Justiz:Wenn jeder auf den anderen zeigt

Täter bei Urheberrechtsverletzungen im Internet sind in der Regel schwer zu fassen. Nun erbittet das Landgericht München Klarheit vom Europäischen Gerichtshof in Sachen "Störerhaftung".

Von Stephan Handel

Über die sogenannte Störerhaftung im Internet wird nun der Europäische Gerichtshof (EuGH) entscheiden: Die 21. Zivilkammer des Landgerichts München I hat dem Gericht in Luxemburg in einem aktuellen Fall Fragen über das Urheberrecht und die Auslegung seiner europäischen Regelungen gestellt - und ob diese mit der aktuellen Rechtsprechung des Bundesgerichtshofs vereinbar sind.

In dem Münchner Verfahren hatte ein Verlag gegen einen Mann geklagt, über dessen Internet-Anschluss ein Hörbuch des amerikanischen Autors Dan Brown - "Das verlorene Symbol" - zum Herunterladen angeboten wurde. Der Mann bestreitet, Initiator des Filesharings zu sein - unter anderem hätten seine Eltern Zugriff auf seinen Internet-Anschluss und kämen deshalb ebenso als Täter infrage.

Bislang hatte der Verweis auf mögliche andere Nutzer den Besitzern von Internet-Anschlüssen nichts geholfen, wenn von dort illegale Aktivitäten ausgingen: Der Besitzer haftete auf jeden Fall als sogenannter Störer, wenn er die tatsächlichen oder vermeintlichen Täter nicht benennen konnte oder wollte.

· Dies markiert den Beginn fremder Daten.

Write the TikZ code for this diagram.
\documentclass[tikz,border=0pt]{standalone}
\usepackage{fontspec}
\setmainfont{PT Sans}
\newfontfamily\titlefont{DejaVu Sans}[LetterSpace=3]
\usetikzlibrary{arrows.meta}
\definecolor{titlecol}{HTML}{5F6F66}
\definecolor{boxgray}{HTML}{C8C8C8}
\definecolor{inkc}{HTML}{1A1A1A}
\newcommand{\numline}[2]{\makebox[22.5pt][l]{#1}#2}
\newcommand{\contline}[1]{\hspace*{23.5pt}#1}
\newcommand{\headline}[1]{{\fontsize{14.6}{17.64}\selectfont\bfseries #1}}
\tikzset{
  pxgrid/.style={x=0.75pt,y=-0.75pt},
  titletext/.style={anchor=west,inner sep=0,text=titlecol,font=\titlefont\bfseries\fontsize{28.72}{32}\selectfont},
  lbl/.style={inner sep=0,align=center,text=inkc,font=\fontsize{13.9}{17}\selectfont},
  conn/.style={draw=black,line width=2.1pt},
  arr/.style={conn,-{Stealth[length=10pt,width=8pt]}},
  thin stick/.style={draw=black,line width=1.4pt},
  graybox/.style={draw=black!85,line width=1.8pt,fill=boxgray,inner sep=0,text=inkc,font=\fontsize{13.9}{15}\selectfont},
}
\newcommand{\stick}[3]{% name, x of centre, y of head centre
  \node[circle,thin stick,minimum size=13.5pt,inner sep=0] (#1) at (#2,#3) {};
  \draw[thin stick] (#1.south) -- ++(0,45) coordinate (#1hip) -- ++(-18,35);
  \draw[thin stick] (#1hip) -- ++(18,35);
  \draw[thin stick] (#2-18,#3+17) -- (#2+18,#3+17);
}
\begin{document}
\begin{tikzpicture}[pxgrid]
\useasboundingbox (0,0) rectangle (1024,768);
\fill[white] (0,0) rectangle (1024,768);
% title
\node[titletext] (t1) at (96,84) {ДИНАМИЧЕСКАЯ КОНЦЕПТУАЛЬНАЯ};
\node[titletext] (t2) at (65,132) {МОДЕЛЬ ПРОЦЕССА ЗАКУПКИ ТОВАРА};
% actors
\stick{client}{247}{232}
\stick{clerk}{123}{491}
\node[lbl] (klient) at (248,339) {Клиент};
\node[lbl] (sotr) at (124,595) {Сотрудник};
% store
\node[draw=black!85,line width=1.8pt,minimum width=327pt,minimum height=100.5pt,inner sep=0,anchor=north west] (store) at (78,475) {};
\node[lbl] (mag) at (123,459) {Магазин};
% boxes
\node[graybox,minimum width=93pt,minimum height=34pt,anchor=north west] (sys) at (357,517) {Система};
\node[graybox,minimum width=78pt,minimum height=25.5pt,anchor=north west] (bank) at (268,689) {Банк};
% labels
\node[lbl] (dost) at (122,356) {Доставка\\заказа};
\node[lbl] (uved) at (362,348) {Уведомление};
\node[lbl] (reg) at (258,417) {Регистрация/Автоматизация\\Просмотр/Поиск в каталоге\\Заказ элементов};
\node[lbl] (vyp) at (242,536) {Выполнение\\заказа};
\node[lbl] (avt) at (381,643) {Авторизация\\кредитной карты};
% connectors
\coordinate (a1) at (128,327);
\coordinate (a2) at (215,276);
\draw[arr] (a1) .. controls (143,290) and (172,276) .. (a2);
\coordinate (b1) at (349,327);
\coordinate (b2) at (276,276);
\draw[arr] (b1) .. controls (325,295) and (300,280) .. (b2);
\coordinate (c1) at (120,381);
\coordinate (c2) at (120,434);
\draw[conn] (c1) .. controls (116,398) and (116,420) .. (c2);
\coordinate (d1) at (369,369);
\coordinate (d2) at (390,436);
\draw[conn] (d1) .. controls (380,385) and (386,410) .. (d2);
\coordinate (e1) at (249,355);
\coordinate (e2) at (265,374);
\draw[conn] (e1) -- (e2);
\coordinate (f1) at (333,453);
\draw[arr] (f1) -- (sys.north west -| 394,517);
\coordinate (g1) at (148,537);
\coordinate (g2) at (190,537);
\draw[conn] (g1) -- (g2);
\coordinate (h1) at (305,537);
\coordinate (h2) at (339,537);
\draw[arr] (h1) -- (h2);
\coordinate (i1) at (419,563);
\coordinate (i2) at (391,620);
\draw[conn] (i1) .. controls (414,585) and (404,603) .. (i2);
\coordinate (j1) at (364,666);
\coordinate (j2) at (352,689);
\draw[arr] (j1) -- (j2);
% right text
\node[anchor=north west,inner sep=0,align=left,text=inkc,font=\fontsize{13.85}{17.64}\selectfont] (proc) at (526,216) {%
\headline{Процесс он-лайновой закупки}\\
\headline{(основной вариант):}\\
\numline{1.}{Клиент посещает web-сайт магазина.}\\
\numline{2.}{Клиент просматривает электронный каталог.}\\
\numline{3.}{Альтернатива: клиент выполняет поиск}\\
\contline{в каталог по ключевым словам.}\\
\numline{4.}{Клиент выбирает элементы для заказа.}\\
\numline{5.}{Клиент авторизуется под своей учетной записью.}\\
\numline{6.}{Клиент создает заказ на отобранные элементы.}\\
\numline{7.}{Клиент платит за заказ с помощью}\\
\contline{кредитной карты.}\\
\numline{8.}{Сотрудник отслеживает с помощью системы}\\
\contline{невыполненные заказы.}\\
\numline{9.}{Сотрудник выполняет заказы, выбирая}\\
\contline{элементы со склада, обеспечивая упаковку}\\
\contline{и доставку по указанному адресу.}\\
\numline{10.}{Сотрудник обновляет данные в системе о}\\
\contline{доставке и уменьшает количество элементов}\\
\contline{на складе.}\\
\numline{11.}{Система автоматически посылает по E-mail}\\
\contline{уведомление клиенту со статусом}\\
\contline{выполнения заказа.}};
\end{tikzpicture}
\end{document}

Von dieser Rechtsprechung wich jedoch der Bundesgerichtshof (BGH) in einem Urteil vom Oktober des vergangenen Jahres ab. In diesem Verfahren war der Beklagte beschuldigt worden, von seinem Computer aus den Film "Resident Evil: Afterlife 3D" zum illegalen Download angeboten zu haben. Er gab jedoch an, auch seine Ehefrau habe - über ihren eigenen Computer - Zugang zu dem heimischen Wlan.

Der BGH bestätigte in der Revision ein Urteil des Landgerichts Braunschweig - und argumentierte dabei mit dem besonderen grundgesetzlichen Schutz von Ehe und Familie. "Es ist dem Inhaber eines privaten Internetanschlusses nicht zumutbar, die Internetnutzung seines Ehegatten einer Dokumentation zu unterwerfen, um im gerichtlichen Verfahren seine täterschaftliche Haftung abwenden zu können", heißt es in dem Urteil (AZ.: I ZR 154/15). Ebenso wenig könne verlangt werden, dass der Mann den Computer seiner Ehefrau nach Filesharing-Software durchsucht.

Das Landgericht München sieht in dieser Rechtsprechung offensichtlich einen Konflikt mit europäischem Recht. Die Richtlinie 2001/29/EG nämlich verpflichtet die Mitgliedstaaten, "angemessene Sanktionen und Rechtsbehelfe" bei Verstößen gegen das Urheberrecht vorzusehen. Was aber, wenn niemand bestraft werden kann, weil es unmöglich ist, einen Täter zu ermitteln? In dem fraglichen Fall verweist der Beklagte auf seine Eltern, diese wiederum können auf ihn zurückverweisen - so dreht sich die Angelegenheit im Kreis, und der Rechteinhaber, in diesem Fall der Verlag, hat keine Möglichkeit, gegen die Verletzung seiner Nutzungs- und Verwertungsrechte vorzugehen. Deshalb fragt das Landgericht den Europäischen Gerichtshof im Rahmen eines sogenannten Vorabentscheidungsersuchens, "ob eine solche Handhabung des urheberrechtlichen Anspruchs auf Schadenersatz eine wirksame und abschreckende Sanktion bei Urheberrechtsverletzungen im Wege des Filesharing darstellt".

Ob der BGH bei seiner neuen Auslegung der Störerhaftung bleibt, kann er in einer Woche zeigen: Dann, am 30. März, verhandelt wiederum der 1. Zivilsenat die Revision gegen ein Urteil des Oberlandesgerichts München, das unter dem Eindruck des BGH-Urteils eine ähnliche Klage ebenfalls abgewiesen hat. Darauf, wie sich der EuGH zu der Angelegenheit äußert, wird sich der Senat nicht verlassen können: Die Verfahren vor dem Gericht in Luxemburg haben eine durchschnittliche Dauer von 15 Monaten.